# [Recorded data]
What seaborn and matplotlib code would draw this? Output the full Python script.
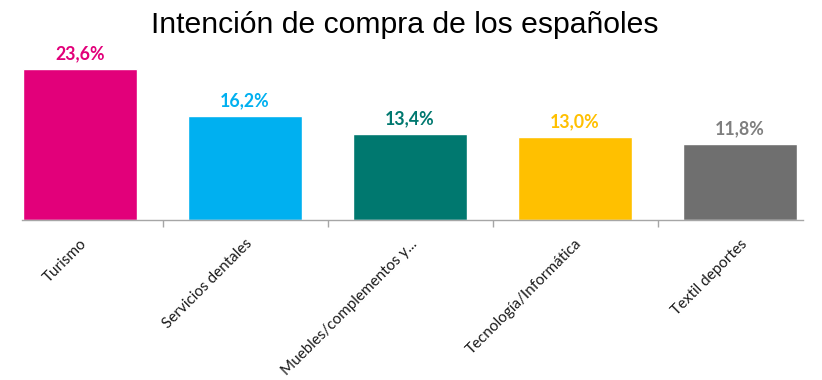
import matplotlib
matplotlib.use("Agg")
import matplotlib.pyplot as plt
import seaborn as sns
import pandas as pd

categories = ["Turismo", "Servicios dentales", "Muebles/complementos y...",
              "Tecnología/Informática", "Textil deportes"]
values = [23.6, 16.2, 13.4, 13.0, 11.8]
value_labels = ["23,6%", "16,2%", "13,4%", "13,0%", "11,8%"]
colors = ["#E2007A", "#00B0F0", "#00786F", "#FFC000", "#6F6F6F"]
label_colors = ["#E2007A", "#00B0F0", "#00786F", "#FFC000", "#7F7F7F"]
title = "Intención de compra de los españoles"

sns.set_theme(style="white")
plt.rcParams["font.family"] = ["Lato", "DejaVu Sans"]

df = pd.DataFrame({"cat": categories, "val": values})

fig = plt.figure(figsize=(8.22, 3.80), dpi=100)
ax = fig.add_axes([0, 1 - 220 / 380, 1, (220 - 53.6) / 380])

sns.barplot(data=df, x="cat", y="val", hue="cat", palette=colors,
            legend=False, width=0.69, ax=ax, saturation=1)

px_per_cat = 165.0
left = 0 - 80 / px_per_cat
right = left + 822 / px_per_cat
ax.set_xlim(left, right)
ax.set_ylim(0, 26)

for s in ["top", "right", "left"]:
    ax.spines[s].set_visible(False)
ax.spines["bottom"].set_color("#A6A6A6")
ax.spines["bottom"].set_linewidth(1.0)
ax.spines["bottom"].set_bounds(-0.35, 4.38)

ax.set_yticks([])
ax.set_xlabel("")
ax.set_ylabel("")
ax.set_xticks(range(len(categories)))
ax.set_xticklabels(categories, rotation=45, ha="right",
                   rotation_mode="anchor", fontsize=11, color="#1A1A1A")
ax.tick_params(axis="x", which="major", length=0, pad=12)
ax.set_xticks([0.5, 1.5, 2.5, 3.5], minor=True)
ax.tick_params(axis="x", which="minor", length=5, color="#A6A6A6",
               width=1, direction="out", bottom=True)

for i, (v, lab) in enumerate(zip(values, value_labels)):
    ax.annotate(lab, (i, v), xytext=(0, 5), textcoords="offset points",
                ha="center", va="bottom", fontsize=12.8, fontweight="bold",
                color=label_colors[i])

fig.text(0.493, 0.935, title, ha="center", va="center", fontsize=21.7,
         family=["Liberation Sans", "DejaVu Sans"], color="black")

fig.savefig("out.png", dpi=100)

# [Directions]
Omit the pictures, and quote the material above exactly as given.

# [Exercise output]
What seaborn and matplotlib code would draw this? Output the full Python script.
import matplotlib
matplotlib.use("Agg")
import matplotlib.pyplot as plt
import seaborn as sns
import pandas as pd

categories = ["Turismo", "Servicios dentales", "Muebles/complementos y...",
              "Tecnología/Informática", "Textil deportes"]
values = [23.6, 16.2, 13.4, 13.0, 11.8]
value_labels = ["23,6%", "16,2%", "13,4%", "13,0%", "11,8%"]
colors = ["#E2007A", "#00B0F0", "#00786F", "#FFC000", "#6F6F6F"]
label_colors = ["#E2007A", "#00B0F0", "#00786F", "#FFC000", "#7F7F7F"]
title = "Intención de compra de los españoles"

sns.set_theme(style="white")
plt.rcParams["font.family"] = ["Lato", "DejaVu Sans"]

df = pd.DataFrame({"cat": categories, "val": values})

fig = plt.figure(figsize=(8.22, 3.80), dpi=100)
ax = fig.add_axes([0, 1 - 220 / 380, 1, (220 - 53.6) / 380])

sns.barplot(data=df, x="cat", y="val", hue="cat", palette=colors,
            legend=False, width=0.69, ax=ax, saturation=1)

px_per_cat = 165.0
left = 0 - 80 / px_per_cat
right = left + 822 / px_per_cat
ax.set_xlim(left, right)
ax.set_ylim(0, 26)

for s in ["top", "right", "left"]:
    ax.spines[s].set_visible(False)
ax.spines["bottom"].set_color("#A6A6A6")
ax.spines["bottom"].set_linewidth(1.0)
ax.spines["bottom"].set_bounds(-0.35, 4.38)

ax.set_yticks([])
ax.set_xlabel("")
ax.set_ylabel("")
ax.set_xticks(range(len(categories)))
ax.set_xticklabels(categories, rotation=45, ha="right",
                   rotation_mode="anchor", fontsize=11, color="#1A1A1A")
ax.tick_params(axis="x", which="major", length=0, pad=12)
ax.set_xticks([0.5, 1.5, 2.5, 3.5], minor=True)
ax.tick_params(axis="x", which="minor", length=5, color="#A6A6A6",
               width=1, direction="out", bottom=True)

for i, (v, lab) in enumerate(zip(values, value_labels)):
    ax.annotate(lab, (i, v), xytext=(0, 5), textcoords="offset points",
                ha="center", va="bottom", fontsize=12.8, fontweight="bold",
                color=label_colors[i])

fig.text(0.493, 0.935, title, ha="center", va="center", fontsize=21.7,
         family=["Liberation Sans", "DejaVu Sans"], color="black")

fig.savefig("out.png", dpi=100)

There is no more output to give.